Nevertheless, the Academy crew, along with Truscott and her lieutenant, boarded the powerless and airless space station to investigate. What they discovered was very unsettling: dozens of alien corpses, apparently the same race as the Monument-Makers, who had all committed suicide by strapping themselves to their chairs and venting the atmosphere of the station.

No one could come up with a good reason for this event, which they all found very disturbing. Nor could anyone explain why the Monument-Makers were inhabiting a station of such inferior technology.

One theory was that the station remained from their earliest days of space exploration, but in order for that to be true, the station would have to be many tens of thousands of years old, which did not seem plausible.

Luckily, in order to date the station, they discovered a photograph of the planet's four moons in perfect alignment, and extrapolated how long ago such a configuration would have happened. The answer was 4743 B.C., a time well after the Monument-Makers were known to possess advanced technology.

The surface of the planet held only ruins, and the Academy team went down to investigate. What they found were structures much too primitive to have been made by a hyper-advanced space-faring race.

Sadly, tragedy again befell the Academy crew when they were attacked by a mysteriously unrelenting horde of predatory crab-like creatures with razor sharp claws and mandibles. George, Maggie, and their Kosmik pilot were killed, and Frank and Janet were severely wounded. They escaped thanks to Hutch's piloting skills, but were saddened by the price they paid.

Back on the Kosmik starship, though, Hutch was struck by inspiration. When she included the dates of the Discontinuities of Quraqua and Nok with the final days of the primitive Beta Pacifica space station, she discovered a repeating pattern of sweeping devastation that spread outward, going from one planet to the next.

If her theory was correct, she could extrapolate the current position of this destructive wave in space: they could plot a course and go see what had caused numerous disasters across multiple inhabited planets.

Leaving the Kosmik ship for the newly arrived Academy vessel, they set out, once again, to try and solve their cosmic mystery once and for all.

They arrived in an unnamed star system that had already been surveyed decades previously. At first they found nothing unusual, and decided to make their OWN monument – a set of giant cubic structures, in an attempt to recreate the environment of the other disasters.

They used a cutting laser and a shuttlecraft to begin to transform some natural stone plateaus into giant cubes, just like at the other planets.

Shortly thereafter, they detected two strange anomalies – giant clouds in space, traveling at a high speed. Although the clouds were quite large – planet sized, at least – they were far too small to be natural objects. With insufficient mass, they should have been ripped apart by the star system's gravity.
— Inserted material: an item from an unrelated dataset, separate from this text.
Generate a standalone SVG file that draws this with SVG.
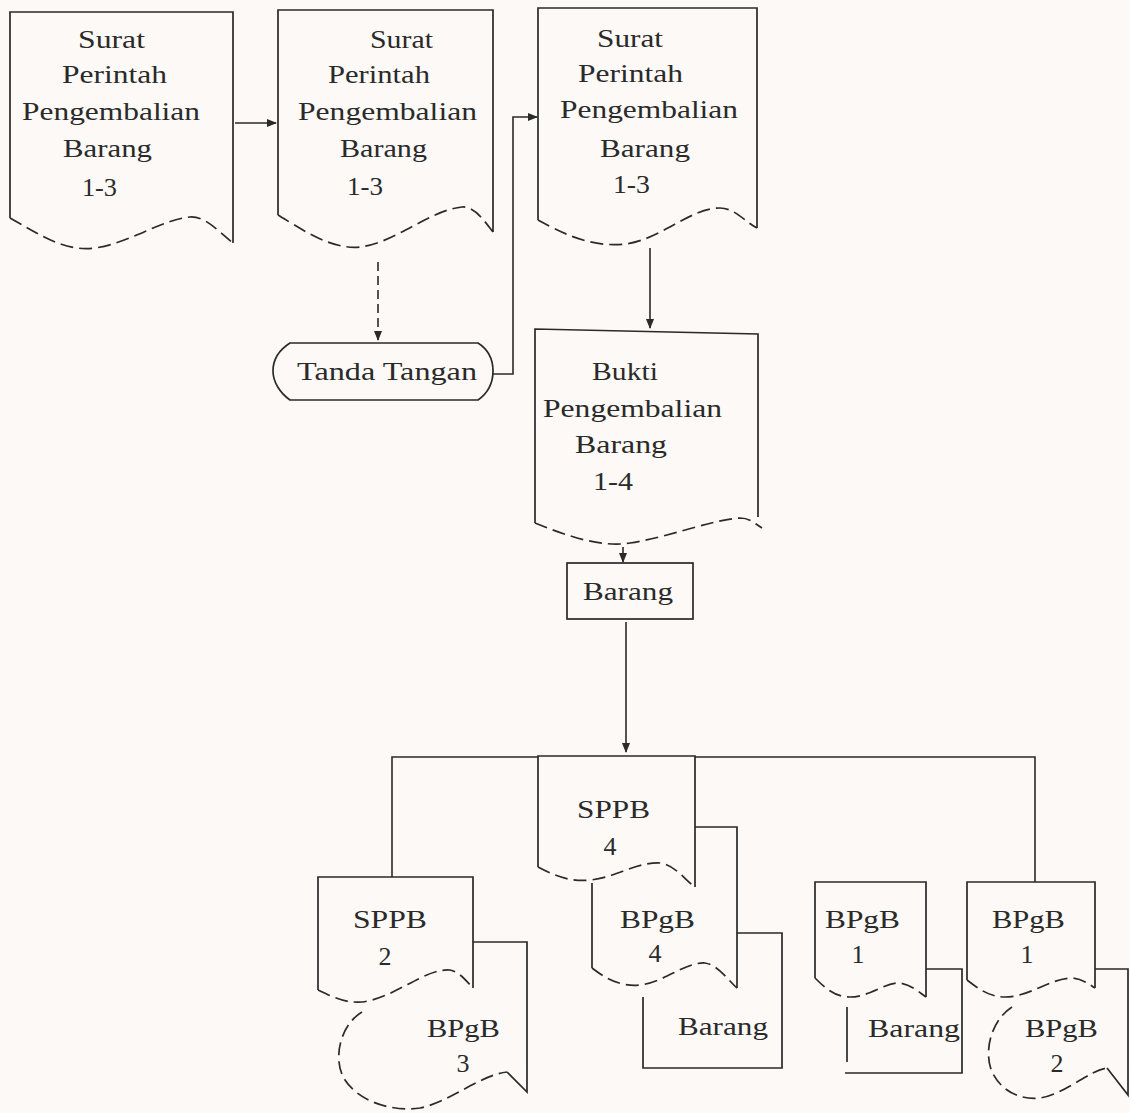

One of the mysterious clouds was on the far side of the planetary system, but one would pass relatively close to the moon on which they were creating their fake Monuments. The mystery deepened when, suddenly, the nearby cloud began to change direction and reduce speed, on a direct course for the moon and the new monuments. This was, obviously, inconsistent with any natural phenomena.

In the end, the mystery cloud was drawn towards both the cubic monument and the roughly cubic shuttlecraft, and annihilated them both. The crew survived by evacuating the shuttle, and finally discovered the nemesis that had plagued advanced societies for thousands of years. In fact, they deduced that biblical disasters on Earth corresponded to the pattern of destruction as well.

They arrived at the conclusion that the Monument-Makers had constructed their creations in an attempt to be lures for the deadly clouds – which came to be called Omega clouds. They attempted to save the populations of the planets in question by luring the clouds away from the right-angles and regular structures of their buildings and roads by putting geometric shapes in other locations.

This strategy had not succeeded, and the clouds had attacked the alien populations and the Monuments. The clouds had even hit the Monument-Makers themselves, throwing their society into a technological dark age – the space station and ruined buildings at Beta Pacifica were the remnants of their second, lesser civilization, which itself was nearly annihilated when the cycle repeated on its 8,000-year timescale.

It was discovered that the remnants of the space-faring Monument-Makers – or Cholois, as they were called – were observing the Large Magellanic Cloud because they evacuated to that location.

The implications were that the Omega clouds menace the entire galaxy, and the only way to escape them is to leave the galaxy entirely. In fact, the cycle of the clouds meant that they would be upon Earth in just 1,000 years.

Given that the Monument-Makers were more advanced than humanity, and that they had even more time to deal with the problem and failed, the outlook for Earth's future looks bleak.

==Characters==
- Priscilla Hutchins - Academy starpilot (FTL and shuttles)
- Frank Carson - Second in command of the Quraquan research team, former colonel in the army of the North American Union
- Janet Allegri - Archaeologist on Quraquan research team
- Richard Wald - Senior archaeologist, among first to work on non-human civilizations
- Henry Jacobi - Academy archaeologist, leader of the Quraquan research team
- Linda Thomas - Archaeologist on Quraquan research team
- Maggie Tufu: Exophilologist (or code breaker).
- Melanie Truscott: Director of "Kosmik" terraforming operation on Quraqua
- Cal Hartlett: Financial analyst with the brokerage firm of Forman & Dyer.